Begin Given data
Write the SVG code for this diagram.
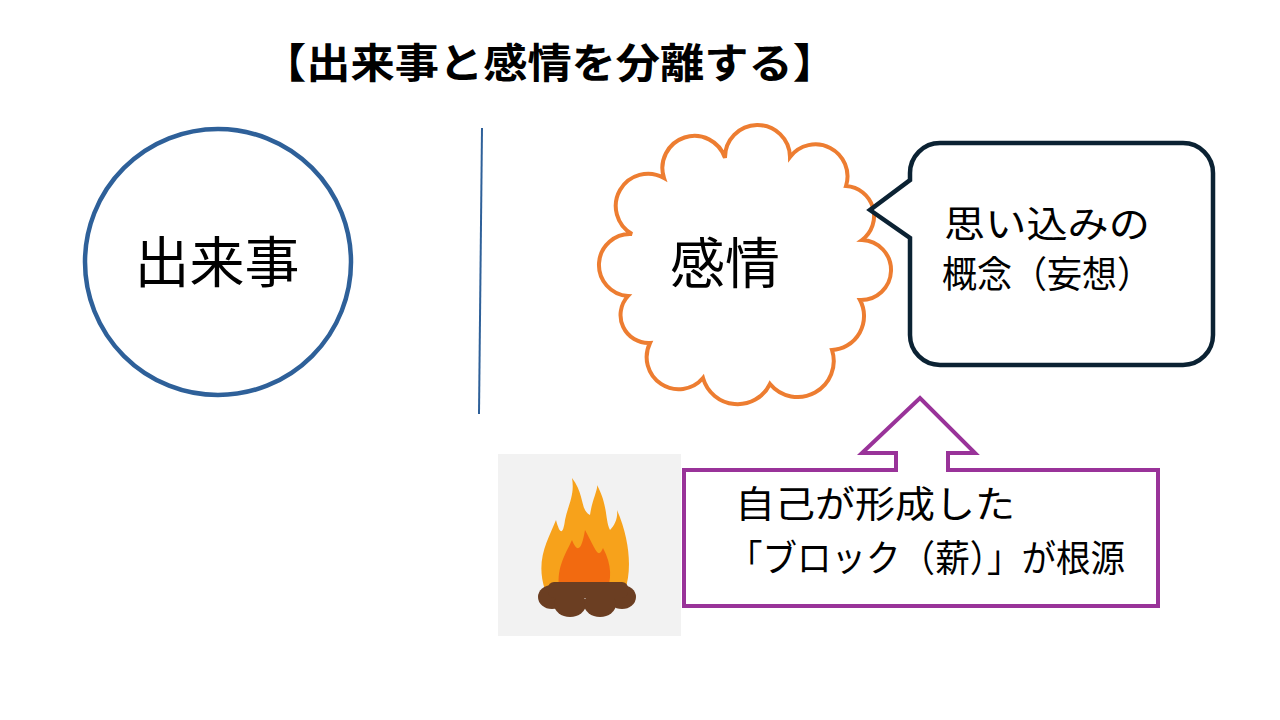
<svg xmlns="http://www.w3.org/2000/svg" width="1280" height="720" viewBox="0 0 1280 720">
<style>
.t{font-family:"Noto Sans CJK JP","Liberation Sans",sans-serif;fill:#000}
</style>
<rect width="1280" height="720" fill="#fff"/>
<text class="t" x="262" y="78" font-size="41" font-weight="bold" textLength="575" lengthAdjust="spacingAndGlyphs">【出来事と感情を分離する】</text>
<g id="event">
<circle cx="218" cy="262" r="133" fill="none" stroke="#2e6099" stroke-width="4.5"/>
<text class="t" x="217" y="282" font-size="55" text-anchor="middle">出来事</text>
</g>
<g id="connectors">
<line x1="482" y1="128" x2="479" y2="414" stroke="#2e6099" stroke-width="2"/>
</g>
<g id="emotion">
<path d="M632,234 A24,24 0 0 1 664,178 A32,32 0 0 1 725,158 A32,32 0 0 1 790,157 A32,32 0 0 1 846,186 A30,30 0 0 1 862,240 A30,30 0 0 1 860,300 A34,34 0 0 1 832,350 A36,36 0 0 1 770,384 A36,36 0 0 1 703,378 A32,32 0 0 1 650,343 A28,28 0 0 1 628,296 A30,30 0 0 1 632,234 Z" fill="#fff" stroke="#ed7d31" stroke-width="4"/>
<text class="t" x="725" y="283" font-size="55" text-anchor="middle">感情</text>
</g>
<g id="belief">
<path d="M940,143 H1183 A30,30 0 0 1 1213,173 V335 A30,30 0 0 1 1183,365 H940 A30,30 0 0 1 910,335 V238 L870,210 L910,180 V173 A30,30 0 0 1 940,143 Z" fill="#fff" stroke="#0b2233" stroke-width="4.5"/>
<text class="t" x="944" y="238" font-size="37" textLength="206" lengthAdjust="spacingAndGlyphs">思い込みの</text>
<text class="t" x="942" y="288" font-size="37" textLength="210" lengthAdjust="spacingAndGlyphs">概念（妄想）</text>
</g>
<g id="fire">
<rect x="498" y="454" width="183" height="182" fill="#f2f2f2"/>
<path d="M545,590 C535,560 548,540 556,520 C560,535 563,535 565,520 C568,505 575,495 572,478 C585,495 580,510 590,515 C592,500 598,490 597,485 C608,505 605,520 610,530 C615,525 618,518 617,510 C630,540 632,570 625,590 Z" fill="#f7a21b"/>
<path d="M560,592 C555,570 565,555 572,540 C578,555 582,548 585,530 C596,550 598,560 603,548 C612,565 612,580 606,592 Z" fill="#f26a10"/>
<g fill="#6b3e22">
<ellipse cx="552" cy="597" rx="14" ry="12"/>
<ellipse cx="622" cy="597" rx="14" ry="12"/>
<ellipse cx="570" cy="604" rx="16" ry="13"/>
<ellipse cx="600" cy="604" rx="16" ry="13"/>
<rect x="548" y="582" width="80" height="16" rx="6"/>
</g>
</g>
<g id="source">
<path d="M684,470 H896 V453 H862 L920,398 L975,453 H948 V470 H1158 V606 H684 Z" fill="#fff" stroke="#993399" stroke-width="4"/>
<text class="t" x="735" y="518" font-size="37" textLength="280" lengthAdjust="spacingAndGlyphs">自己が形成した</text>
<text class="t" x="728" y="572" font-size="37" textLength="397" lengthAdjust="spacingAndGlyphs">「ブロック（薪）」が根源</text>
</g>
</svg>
End Given data
Exercise brief: Leave out the pictures and print every line of the data exactly.

Result:
Write the SVG code for this diagram.
<svg xmlns="http://www.w3.org/2000/svg" width="1280" height="720" viewBox="0 0 1280 720">
<style>
.t{font-family:"Noto Sans CJK JP","Liberation Sans",sans-serif;fill:#000}
</style>
<rect width="1280" height="720" fill="#fff"/>
<text class="t" x="262" y="78" font-size="41" font-weight="bold" textLength="575" lengthAdjust="spacingAndGlyphs">【出来事と感情を分離する】</text>
<g id="event">
<circle cx="218" cy="262" r="133" fill="none" stroke="#2e6099" stroke-width="4.5"/>
<text class="t" x="217" y="282" font-size="55" text-anchor="middle">出来事</text>
</g>
<g id="connectors">
<line x1="482" y1="128" x2="479" y2="414" stroke="#2e6099" stroke-width="2"/>
</g>
<g id="emotion">
<path d="M632,234 A24,24 0 0 1 664,178 A32,32 0 0 1 725,158 A32,32 0 0 1 790,157 A32,32 0 0 1 846,186 A30,30 0 0 1 862,240 A30,30 0 0 1 860,300 A34,34 0 0 1 832,350 A36,36 0 0 1 770,384 A36,36 0 0 1 703,378 A32,32 0 0 1 650,343 A28,28 0 0 1 628,296 A30,30 0 0 1 632,234 Z" fill="#fff" stroke="#ed7d31" stroke-width="4"/>
<text class="t" x="725" y="283" font-size="55" text-anchor="middle">感情</text>
</g>
<g id="belief">
<path d="M940,143 H1183 A30,30 0 0 1 1213,173 V335 A30,30 0 0 1 1183,365 H940 A30,30 0 0 1 910,335 V238 L870,210 L910,180 V173 A30,30 0 0 1 940,143 Z" fill="#fff" stroke="#0b2233" stroke-width="4.5"/>
<text class="t" x="944" y="238" font-size="37" textLength="206" lengthAdjust="spacingAndGlyphs">思い込みの</text>
<text class="t" x="942" y="288" font-size="37" textLength="210" lengthAdjust="spacingAndGlyphs">概念（妄想）</text>
</g>
<g id="fire">
<rect x="498" y="454" width="183" height="182" fill="#f2f2f2"/>
<path d="M545,590 C535,560 548,540 556,520 C560,535 563,535 565,520 C568,505 575,495 572,478 C585,495 580,510 590,515 C592,500 598,490 597,485 C608,505 605,520 610,530 C615,525 618,518 617,510 C630,540 632,570 625,590 Z" fill="#f7a21b"/>
<path d="M560,592 C555,570 565,555 572,540 C578,555 582,548 585,530 C596,550 598,560 603,548 C612,565 612,580 606,592 Z" fill="#f26a10"/>
<g fill="#6b3e22">
<ellipse cx="552" cy="597" rx="14" ry="12"/>
<ellipse cx="622" cy="597" rx="14" ry="12"/>
<ellipse cx="570" cy="604" rx="16" ry="13"/>
<ellipse cx="600" cy="604" rx="16" ry="13"/>
<rect x="548" y="582" width="80" height="16" rx="6"/>
</g>
</g>
<g id="source">
<path d="M684,470 H896 V453 H862 L920,398 L975,453 H948 V470 H1158 V606 H684 Z" fill="#fff" stroke="#993399" stroke-width="4"/>
<text class="t" x="735" y="518" font-size="37" textLength="280" lengthAdjust="spacingAndGlyphs">自己が形成した</text>
<text class="t" x="728" y="572" font-size="37" textLength="397" lengthAdjust="spacingAndGlyphs">「ブロック（薪）」が根源</text>
</g>
</svg>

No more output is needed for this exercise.